> [Stored data]
# # # # #

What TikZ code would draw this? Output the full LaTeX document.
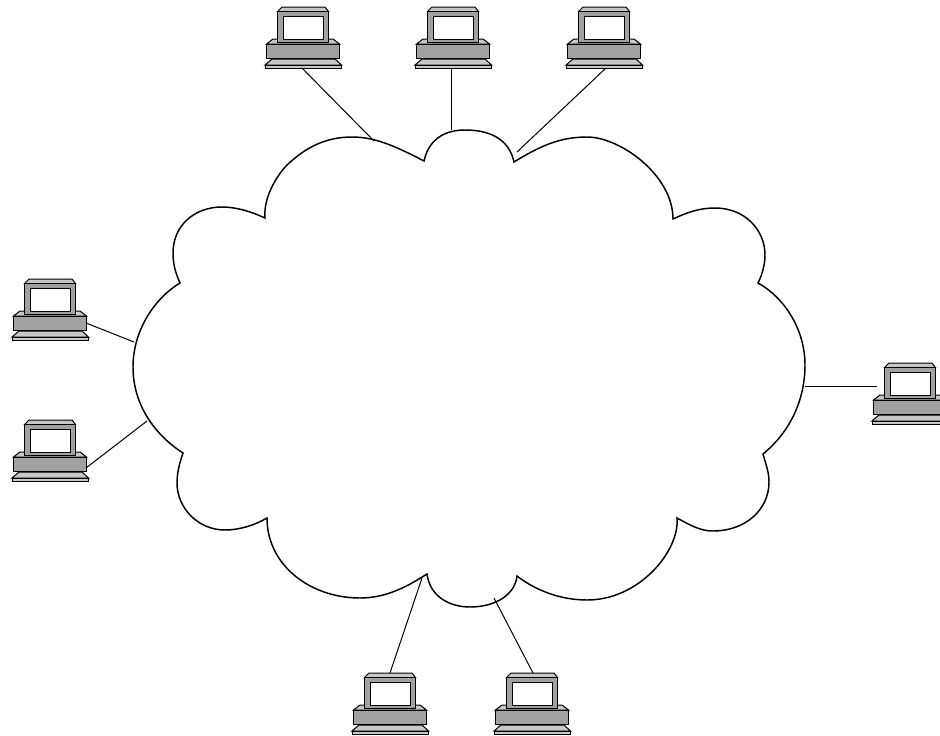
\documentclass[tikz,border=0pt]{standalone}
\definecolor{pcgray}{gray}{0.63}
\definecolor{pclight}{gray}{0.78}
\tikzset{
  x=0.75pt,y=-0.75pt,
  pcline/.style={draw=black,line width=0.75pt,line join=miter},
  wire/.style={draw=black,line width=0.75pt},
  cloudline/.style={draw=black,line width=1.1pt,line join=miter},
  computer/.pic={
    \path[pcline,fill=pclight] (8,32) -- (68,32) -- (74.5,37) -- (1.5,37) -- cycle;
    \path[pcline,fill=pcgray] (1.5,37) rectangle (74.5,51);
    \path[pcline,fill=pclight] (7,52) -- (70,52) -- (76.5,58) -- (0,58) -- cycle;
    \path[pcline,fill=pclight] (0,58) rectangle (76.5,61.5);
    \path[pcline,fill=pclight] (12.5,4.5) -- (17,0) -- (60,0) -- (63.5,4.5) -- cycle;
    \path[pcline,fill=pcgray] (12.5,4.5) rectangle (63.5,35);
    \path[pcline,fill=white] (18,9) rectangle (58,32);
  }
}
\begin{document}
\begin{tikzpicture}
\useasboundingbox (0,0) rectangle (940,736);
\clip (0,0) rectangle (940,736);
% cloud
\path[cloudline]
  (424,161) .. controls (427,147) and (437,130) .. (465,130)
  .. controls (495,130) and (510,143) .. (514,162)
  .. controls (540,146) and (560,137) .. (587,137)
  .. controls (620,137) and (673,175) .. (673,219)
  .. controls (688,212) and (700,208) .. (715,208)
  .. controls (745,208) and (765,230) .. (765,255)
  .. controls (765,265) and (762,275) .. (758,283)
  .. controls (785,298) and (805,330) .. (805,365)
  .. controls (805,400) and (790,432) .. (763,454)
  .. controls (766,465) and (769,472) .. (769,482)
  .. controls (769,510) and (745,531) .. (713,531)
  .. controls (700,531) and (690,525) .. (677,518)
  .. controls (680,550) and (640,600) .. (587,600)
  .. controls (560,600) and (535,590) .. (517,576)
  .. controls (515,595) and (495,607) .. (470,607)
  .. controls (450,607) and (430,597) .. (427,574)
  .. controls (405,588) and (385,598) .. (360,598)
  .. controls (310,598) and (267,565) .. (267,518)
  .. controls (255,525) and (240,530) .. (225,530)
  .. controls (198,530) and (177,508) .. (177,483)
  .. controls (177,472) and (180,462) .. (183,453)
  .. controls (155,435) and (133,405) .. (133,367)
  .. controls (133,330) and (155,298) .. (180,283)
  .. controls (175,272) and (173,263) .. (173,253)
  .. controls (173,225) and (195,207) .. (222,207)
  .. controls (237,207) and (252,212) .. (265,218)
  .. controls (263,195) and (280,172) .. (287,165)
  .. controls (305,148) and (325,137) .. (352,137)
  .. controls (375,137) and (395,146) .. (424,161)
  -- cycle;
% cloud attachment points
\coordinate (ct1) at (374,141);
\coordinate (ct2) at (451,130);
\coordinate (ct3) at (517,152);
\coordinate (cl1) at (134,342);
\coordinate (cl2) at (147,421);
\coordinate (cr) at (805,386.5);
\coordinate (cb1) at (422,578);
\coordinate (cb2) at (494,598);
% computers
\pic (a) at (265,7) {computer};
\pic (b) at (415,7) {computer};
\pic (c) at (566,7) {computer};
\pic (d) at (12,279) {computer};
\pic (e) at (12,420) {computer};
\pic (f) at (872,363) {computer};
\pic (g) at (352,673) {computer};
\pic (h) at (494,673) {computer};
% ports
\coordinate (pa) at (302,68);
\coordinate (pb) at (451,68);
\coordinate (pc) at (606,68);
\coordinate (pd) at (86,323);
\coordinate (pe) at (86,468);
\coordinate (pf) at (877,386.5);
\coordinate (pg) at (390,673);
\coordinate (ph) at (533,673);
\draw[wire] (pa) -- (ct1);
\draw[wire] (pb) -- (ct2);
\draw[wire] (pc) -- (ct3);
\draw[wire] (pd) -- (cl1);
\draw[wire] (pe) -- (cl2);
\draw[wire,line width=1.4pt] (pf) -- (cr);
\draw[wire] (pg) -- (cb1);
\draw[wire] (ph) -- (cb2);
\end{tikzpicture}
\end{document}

# # # # #

> [Short exercise] Extract all the data above exactly, excluding every picture.

> [Finished answer]
What TikZ code would draw this? Output the full LaTeX document.
\documentclass[tikz,border=0pt]{standalone}
\definecolor{pcgray}{gray}{0.63}
\definecolor{pclight}{gray}{0.78}
\tikzset{
  x=0.75pt,y=-0.75pt,
  pcline/.style={draw=black,line width=0.75pt,line join=miter},
  wire/.style={draw=black,line width=0.75pt},
  cloudline/.style={draw=black,line width=1.1pt,line join=miter},
  computer/.pic={
    \path[pcline,fill=pclight] (8,32) -- (68,32) -- (74.5,37) -- (1.5,37) -- cycle;
    \path[pcline,fill=pcgray] (1.5,37) rectangle (74.5,51);
    \path[pcline,fill=pclight] (7,52) -- (70,52) -- (76.5,58) -- (0,58) -- cycle;
    \path[pcline,fill=pclight] (0,58) rectangle (76.5,61.5);
    \path[pcline,fill=pclight] (12.5,4.5) -- (17,0) -- (60,0) -- (63.5,4.5) -- cycle;
    \path[pcline,fill=pcgray] (12.5,4.5) rectangle (63.5,35);
    \path[pcline,fill=white] (18,9) rectangle (58,32);
  }
}
\begin{document}
\begin{tikzpicture}
\useasboundingbox (0,0) rectangle (940,736);
\clip (0,0) rectangle (940,736);
% cloud
\path[cloudline]
  (424,161) .. controls (427,147) and (437,130) .. (465,130)
  .. controls (495,130) and (510,143) .. (514,162)
  .. controls (540,146) and (560,137) .. (587,137)
  .. controls (620,137) and (673,175) .. (673,219)
  .. controls (688,212) and (700,208) .. (715,208)
  .. controls (745,208) and (765,230) .. (765,255)
  .. controls (765,265) and (762,275) .. (758,283)
  .. controls (785,298) and (805,330) .. (805,365)
  .. controls (805,400) and (790,432) .. (763,454)
  .. controls (766,465) and (769,472) .. (769,482)
  .. controls (769,510) and (745,531) .. (713,531)
  .. controls (700,531) and (690,525) .. (677,518)
  .. controls (680,550) and (640,600) .. (587,600)
  .. controls (560,600) and (535,590) .. (517,576)
  .. controls (515,595) and (495,607) .. (470,607)
  .. controls (450,607) and (430,597) .. (427,574)
  .. controls (405,588) and (385,598) .. (360,598)
  .. controls (310,598) and (267,565) .. (267,518)
  .. controls (255,525) and (240,530) .. (225,530)
  .. controls (198,530) and (177,508) .. (177,483)
  .. controls (177,472) and (180,462) .. (183,453)
  .. controls (155,435) and (133,405) .. (133,367)
  .. controls (133,330) and (155,298) .. (180,283)
  .. controls (175,272) and (173,263) .. (173,253)
  .. controls (173,225) and (195,207) .. (222,207)
  .. controls (237,207) and (252,212) .. (265,218)
  .. controls (263,195) and (280,172) .. (287,165)
  .. controls (305,148) and (325,137) .. (352,137)
  .. controls (375,137) and (395,146) .. (424,161)
  -- cycle;
% cloud attachment points
\coordinate (ct1) at (374,141);
\coordinate (ct2) at (451,130);
\coordinate (ct3) at (517,152);
\coordinate (cl1) at (134,342);
\coordinate (cl2) at (147,421);
\coordinate (cr) at (805,386.5);
\coordinate (cb1) at (422,578);
\coordinate (cb2) at (494,598);
% computers
\pic (a) at (265,7) {computer};
\pic (b) at (415,7) {computer};
\pic (c) at (566,7) {computer};
\pic (d) at (12,279) {computer};
\pic (e) at (12,420) {computer};
\pic (f) at (872,363) {computer};
\pic (g) at (352,673) {computer};
\pic (h) at (494,673) {computer};
% ports
\coordinate (pa) at (302,68);
\coordinate (pb) at (451,68);
\coordinate (pc) at (606,68);
\coordinate (pd) at (86,323);
\coordinate (pe) at (86,468);
\coordinate (pf) at (877,386.5);
\coordinate (pg) at (390,673);
\coordinate (ph) at (533,673);
\draw[wire] (pa) -- (ct1);
\draw[wire] (pb) -- (ct2);
\draw[wire] (pc) -- (ct3);
\draw[wire] (pd) -- (cl1);
\draw[wire] (pe) -- (cl2);
\draw[wire,line width=1.4pt] (pf) -- (cr);
\draw[wire] (pg) -- (cb1);
\draw[wire] (ph) -- (cb2);
\end{tikzpicture}
\end{document}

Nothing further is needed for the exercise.